Humour… mais pas seulement. Marcello Veneziani se déchaîne… pour notre plus grand plaisir.
Préambule obligé: en italien, « trombone » désigne l’instrument de musique mais aussi, au sens figuré une « personne (orateur, écrivain ou intellectuel en général) imbue d’elle-même, s’exprimant avec emphase et utilisant des mots raffinés mais vides de sens » (Treccani). Ça ne vous rappelle pas une espèce protégée (que nous espérons en voie de disparition) qui sévit aussi en France, spécialement en ce moment où la chasse au Trump fait rage dans les médias?
Marcello Veneziani nous offre une chronique réjouissante sur un phénomène mondial, un monde numériquement limité mais qui dispose de toutes les chaires pour tonner et qui craint que son exclusivité lui échappe avec l’arrivée de Trump.

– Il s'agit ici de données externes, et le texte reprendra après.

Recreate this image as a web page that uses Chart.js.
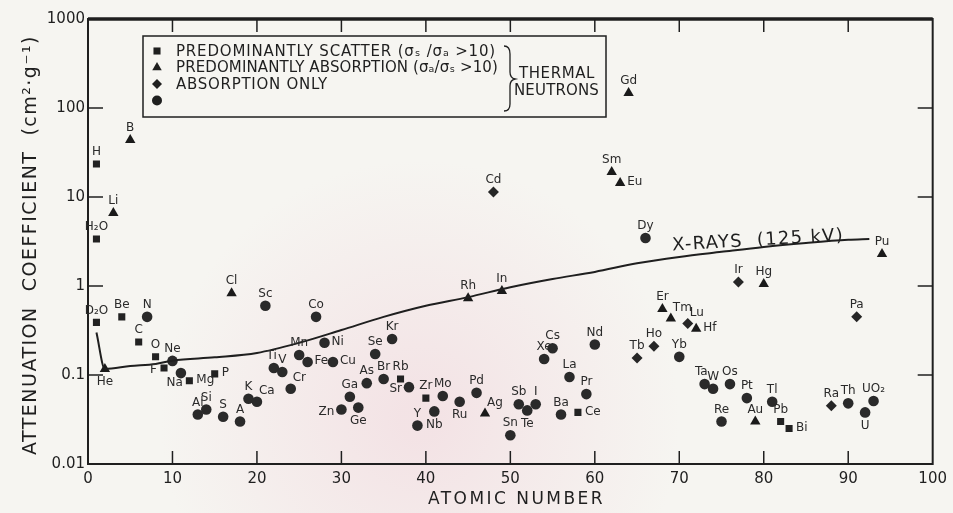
<!DOCTYPE html>
<html>
<head>
<meta charset="utf-8">
<script src="https://cdn.jsdelivr.net/npm/chart.js@4.4.0/dist/chart.umd.min.js"></script>
<style>
  body { margin: 0; background: #f6f5f1; }
  #wrap { width: 953px; height: 513px; }
</style>
</head>
<body>
<div id="wrap"><canvas id="chart" width="953" height="513"></canvas></div>
<script>
// thermal neutrons: predominantly scatter
const scatterNames = ['H', 'H₂O', 'D₂O', 'Be', 'C', 'O', 'F', 'Mg', 'P', 'Rb', 'Zr', 'Ce', 'Pb', 'Bi'];
const scatterZ = [1, 1, 1, 4, 6, 8, 9, 12, 15, 37, 40, 58, 82, 83];
const scatterMu = [23.5, 3.37, 0.39, 0.45, 0.235, 0.16, 0.12, 0.086, 0.103, 0.09, 0.055, 0.038, 0.03, 0.025];

// predominantly absorption
const absorbNames = ['He', 'Li', 'B', 'Cl', 'Rh', 'In', 'Ag', 'Sm', 'Eu', 'Gd', 'Er', 'Tm', 'Hf', 'Au', 'Hg', 'Pu'];
const absorbZ = [2, 3, 5, 17, 45, 49, 47, 62, 63, 64, 68, 69, 72, 79, 80, 94];
const absorbMu = [0.117, 6.6, 43.7, 0.83, 0.73, 0.88, 0.037, 19.1, 14.4, 147, 0.55, 0.43, 0.33, 0.03, 1.05, 2.29];

// absorption only
const onlyNames = ['Cd', 'Tb', 'Ho', 'Lu', 'Ir', 'Ra', 'Pa'];
const onlyZ = [48, 65, 67, 71, 77, 88, 91];
const onlyMu = [11.4, 0.155, 0.21, 0.38, 1.11, 0.045, 0.45];

// round symbols
const roundNames = ['N', 'Ne', 'Na', 'Al', 'Si', 'S', 'A', 'K', 'Ca', 'Sc',
  'Ti', 'V', 'Cr', 'Mn', 'Fe', 'Co', 'Ni', 'Cu', 'Zn', 'Ga',
  'Ge', 'As', 'Se', 'Br', 'Kr', 'Sr', 'Y', 'Nb', 'Mo', 'Ru',
  'Pd', 'Sn', 'Sb', 'Te', 'I', 'Xe', 'Cs', 'Ba', 'La', 'Pr',
  'Nd', 'Dy', 'Yb', 'Ta', 'W', 'Os', 'Re', 'Pt', 'Tl', 'Th',
  'U', 'UO₂'];
const roundZ = [7, 10, 11, 13, 14, 16, 18, 19, 20, 21,
  22, 23, 24, 25, 26, 27, 28, 29, 30, 31,
  32, 33, 34, 35, 36, 38, 39, 41, 42, 44,
  46, 50, 51, 52, 53, 54, 55, 56, 57, 59,
  60, 66, 70, 73, 74, 76, 75, 78, 81, 90,
  92, 93];
const roundMu = [0.45, 0.144, 0.105, 0.036, 0.041, 0.034, 0.03, 0.054, 0.05, 0.6,
  0.12, 0.108, 0.07, 0.168, 0.14, 0.45, 0.23, 0.14, 0.041, 0.057,
  0.043, 0.081, 0.172, 0.09, 0.254, 0.073, 0.027, 0.039, 0.058, 0.05,
  0.063, 0.021, 0.047, 0.04, 0.047, 0.151, 0.2, 0.036, 0.095, 0.061,
  0.22, 3.46, 0.16, 0.079, 0.07, 0.079, 0.03, 0.055, 0.05, 0.048,
  0.038, 0.051];

// x-rays (125 kV) curve
const xrayZ = [1, 2, 5, 8, 10, 15, 20, 25, 30, 35, 40, 45, 50, 55, 60, 65, 70, 75, 80, 85, 90, 92.5];
const xrayMu = [0.3, 0.117, 0.126, 0.133, 0.145, 0.158, 0.177, 0.23, 0.32, 0.45, 0.6, 0.75, 0.97, 1.2, 1.44, 1.8, 2.12, 2.42, 2.75, 3.04, 3.3, 3.37];

const yTickVals = [0.01, 0.1, 1, 10, 100, 1000];
const yTickLabels = ['0.01', '0.1', '1', '10', '100', '1000'];

// where a name sits if not above its symbol
const labelSpot = {
  F: 'left', Mg: 'right', P: 'right', Ce: 'right', Bi: 'right', He: 'below',
  Eu: 'right', Tm: 'aboveRight', Hf: 'right', Lu: 'aboveRight', Na: 'belowLeft',
  Ca: 'aboveRight', Cr: 'aboveRight', Fe: 'right', Ni: 'right', Cu: 'right',
  Zn: 'left', Ge: 'below', Sr: 'left', Nb: 'below', Ru: 'below', Te: 'below',
  U: 'below', Ag: 'aboveRight', Ti: 'aboveLeft', Ta: 'aboveLeft'
};

const INK = '#1f1f1f';
const PAPER = '#f6f5f1';
const FONT = '"DejaVu Sans"';

function pts(xs, ys) {
  return xs.map((x, i) => ({ x: x, y: ys[i] }));
}

// write text stretched by letter spacing to a given width
function fitText(ctx, text, x, y, width) {
  ctx.letterSpacing = '0px';
  const w = ctx.measureText(text).width;
  const n = [...text].length;
  ctx.letterSpacing = ((width - w) / n).toFixed(2) + 'px';
  ctx.fillText(text, x, y);
  ctx.letterSpacing = '0px';
}

const paperPlugin = {
  id: 'paper',
  beforeDraw(chart) {
    const ctx = chart.ctx;
    ctx.save();
    ctx.fillStyle = PAPER;
    ctx.fillRect(0, 0, chart.width, chart.height);
    const g = ctx.createRadialGradient(420, 420, 20, 420, 420, 260);
    g.addColorStop(0, 'rgba(240, 205, 215, 0.45)');
    g.addColorStop(1, 'rgba(240, 205, 215, 0)');
    ctx.fillStyle = g;
    ctx.fillRect(0, 0, chart.width, chart.height);
    ctx.restore();
  }
};

const framePlugin = {
  id: 'frame',
  beforeDatasetsDraw(chart) {
    const { ctx, chartArea: a, scales } = chart;
    const line = (x1, y1, x2, y2) => { ctx.beginPath(); ctx.moveTo(x1, y1); ctx.lineTo(x2, y2); ctx.stroke(); };
    ctx.save();
    ctx.strokeStyle = INK;
    ctx.lineWidth = 2;
    ctx.strokeRect(a.left, a.top, a.right - a.left, a.bottom - a.top);
    ctx.lineWidth = 3.5;
    line(a.left, a.top, a.right, a.top);
    ctx.lineWidth = 1.5;
    scales.x.ticks.forEach(t => {
      if (t.value <= 0 || t.value >= 100) return;
      const px = scales.x.getPixelForValue(t.value);
      line(px, a.bottom, px, a.bottom - 13);
      line(px, a.top, px, a.top + 13);
    });
    scales.y.ticks.forEach(t => {
      if (t.value <= 0.01 || t.value >= 1000) return;
      const py = scales.y.getPixelForValue(t.value);
      line(a.left, py, a.left + 15, py);
      line(a.right, py, a.right - 15, py);
    });

    // axis titles
    ctx.fillStyle = INK;
    ctx.textBaseline = 'middle';
    ctx.textAlign = 'left';
    ctx.font = '17px ' + FONT;
    fitText(ctx, 'ATOMIC NUMBER', 428, 500, 177);
    ctx.translate(31, 455);
    ctx.rotate(-Math.PI / 2);
    ctx.font = '19px ' + FONT;
    fitText(ctx, 'ATTENUATION  COEFFICIENT  (cm²·g⁻¹)', 0, 0, 420);
    ctx.restore();
  }
};

const namePlugin = {
  id: 'pointNames',
  afterDatasetsDraw(chart) {
    const ctx = chart.ctx;
    ctx.save();
    ctx.font = '12px ' + FONT;
    ctx.fillStyle = '#2a2a2a';
    ctx.textBaseline = 'middle';
    chart.data.datasets.forEach((ds, i) => {
      if (!ds.names) return;
      chart.getDatasetMeta(i).data.forEach((pt, j) => {
        const name = ds.names[j];
        const spot = labelSpot[name] || 'above';
        let x = pt.x, y = pt.y;
        if (spot === 'above') { ctx.textAlign = 'center'; y -= 12; }
        else if (spot === 'below') { ctx.textAlign = 'center'; y += 13; }
        else if (spot === 'right') { ctx.textAlign = 'left'; x += 7; y -= 1; }
        else if (spot === 'left') { ctx.textAlign = 'right'; x -= 7; y += 2; }
        else if (spot === 'aboveRight') { ctx.textAlign = 'left'; x += 2; y -= 11; }
        else if (spot === 'aboveLeft') { ctx.textAlign = 'right'; x += 3; y -= 12; }
        else if (spot === 'belowLeft') { ctx.textAlign = 'right'; x += 2; y += 10; }
        ctx.fillText(name, x, y);
      });
    });

    // curve caption
    const cx = chart.scales.x.getPixelForValue(69.2);
    const cy = chart.scales.y.getPixelForValue(2.5);
    ctx.translate(cx, cy);
    ctx.rotate(-3.4 * Math.PI / 180);
    ctx.font = '18px ' + FONT;
    ctx.textAlign = 'left';
    ctx.textBaseline = 'alphabetic';
    ctx.fillStyle = INK;
    fitText(ctx, 'X-RAYS  (125 kV)', 0, 0, 172);
    ctx.restore();
  }
};

const keyPlugin = {
  id: 'keyBox',
  afterDraw(chart) {
    const ctx = chart.ctx;
    ctx.save();
    ctx.fillStyle = PAPER;
    ctx.fillRect(143, 36, 463, 81);
    ctx.strokeStyle = INK;
    ctx.lineWidth = 1.5;
    ctx.strokeRect(143, 36, 463, 81);

    const rows = [
      { style: 'rect', r: 5, text: 'PREDOMINANTLY SCATTER (σₛ /σₐ >10)', w: 320 },
      { style: 'triangle', r: 5.5, text: 'PREDOMINANTLY ABSORPTION (σₐ/σₛ >10)', w: 322 },
      { style: 'rectRot', r: 5, text: 'ABSORPTION ONLY', w: 152 },
      { style: 'circle', r: 5, text: '', w: 0 }
    ];
    ctx.font = '15px ' + FONT;
    ctx.textBaseline = 'middle';
    ctx.textAlign = 'left';
    rows.forEach((row, i) => {
      const y = 51 + i * 16.5;
      ctx.fillStyle = INK;
      Chart.helpers.drawPoint(ctx, { pointStyle: row.style, radius: row.r, rotation: 0, borderWidth: 0 }, 157, y);
      ctx.fillStyle = INK;
      if (row.text) fitText(ctx, row.text, 176, y + 1, row.w);
    });

    // brace
    ctx.beginPath();
    ctx.lineWidth = 1.3;
    ctx.moveTo(504, 46);
    ctx.quadraticCurveTo(510, 46, 510, 54);
    ctx.lineTo(510, 72);
    ctx.quadraticCurveTo(510, 78, 515, 79);
    ctx.quadraticCurveTo(510, 80, 510, 86);
    ctx.lineTo(510, 104);
    ctx.quadraticCurveTo(510, 111, 504, 111);
    ctx.stroke();

    ctx.textAlign = 'left';
    ctx.font = '15px ' + FONT;
    fitText(ctx, 'THERMAL', 519, 74, 76);
    fitText(ctx, 'NEUTRONS', 514, 91, 85);
    ctx.restore();
  }
};

const datasets = [
  {
    type: 'line',
    label: 'X-RAYS (125 kV)',
    data: pts(xrayZ, xrayMu),
    borderColor: INK,
    borderWidth: 2,
    pointRadius: 0,
    cubicInterpolationMode: 'monotone',
    fill: false
  },
  {
    label: 'PREDOMINANTLY SCATTER',
    names: scatterNames,
    data: pts(scatterZ, scatterMu),
    pointStyle: 'rect',
    pointRadius: 5,
    backgroundColor: '#222',
    borderWidth: 0
  },
  {
    label: 'PREDOMINANTLY ABSORPTION',
    names: absorbNames,
    data: pts(absorbZ, absorbMu),
    pointStyle: 'triangle',
    pointRadius: 6,
    backgroundColor: '#1a1a1a',
    borderWidth: 0
  },
  {
    label: 'ABSORPTION ONLY',
    names: onlyNames,
    data: pts(onlyZ, onlyMu),
    pointStyle: 'rectRot',
    pointRadius: 5.5,
    backgroundColor: '#262626',
    borderWidth: 0
  },
  {
    label: 'round',
    names: roundNames,
    data: pts(roundZ, roundMu),
    pointStyle: 'circle',
    pointRadius: 5.3,
    backgroundColor: '#2a2a2a',
    borderWidth: 0
  }
];

Chart.defaults.font.family = FONT + ', sans-serif';
Chart.defaults.color = INK;

new Chart(document.getElementById('chart'), {
  type: 'scatter',
  data: { datasets: datasets },
  options: {
    responsive: false,
    devicePixelRatio: 1,
    animation: false,
    layout: { padding: { top: 19, right: 18, left: 0, bottom: 0 } },
    plugins: { legend: { display: false }, tooltip: { enabled: false } },
    scales: {
      x: {
        type: 'linear',
        min: 0,
        max: 100,
        ticks: { stepSize: 10, font: { size: 15 }, color: INK, padding: 6, maxRotation: 0 },
        grid: { display: false, drawTicks: false },
        border: { display: false },
        afterFit(scale) { scale.height = 49; }
      },
      y: {
        type: 'logarithmic',
        min: 0.01,
        max: 1000,
        afterBuildTicks(scale) { scale.ticks = yTickVals.map(v => ({ value: v })); },
        ticks: {
          font: { size: 15 },
          color: INK,
          padding: 3,
          callback: (v) => yTickLabels[yTickVals.indexOf(v)]
        },
        grid: { display: false, drawTicks: false },
        border: { display: false },
        afterFit(scale) { scale.width = 88; }
      }
    }
  },
  plugins: [paperPlugin, framePlugin, namePlugin, keyPlugin]
});
</script>
</body>
</html>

A deux pas de l’Italie et du monde se trouve Trombon Valley, citadelle médiatique habitée par les intellectuels et interdite à la plèbe. Trombon Valley est à deux pas de la ville où vivent les gens ordinaires mais à des années-lumière de la réalité quotidienne.
Trump et l’invasion des tromboniens
Marcello Veneziani
24 janvier 2025
Vous sonnez votre Trump, nous sonnerons nos trombones. Ce fut un spectacle en mondiovision que d’assister à la télévision et dans les médias au défilé des Trombones pour l’investiture de Donald Trump à la Maison Blanche. Nos célèbres oligarchies ont été convoquées dans la presse écrite ou en vidéo pour des grandes manœuvres de trombonerie en vue du discours d’investiture de Trump. À quelques variantes et à de très rares exceptions près, l’Intellectuel Collectif a délivré le contre-discours d’investiture de la Maison Noire : un unique texte, une unique dénonciation et une unique alarme, une unique indignation et une unique inquiétude pour le monde en péril, mais avec mille répétiteurs.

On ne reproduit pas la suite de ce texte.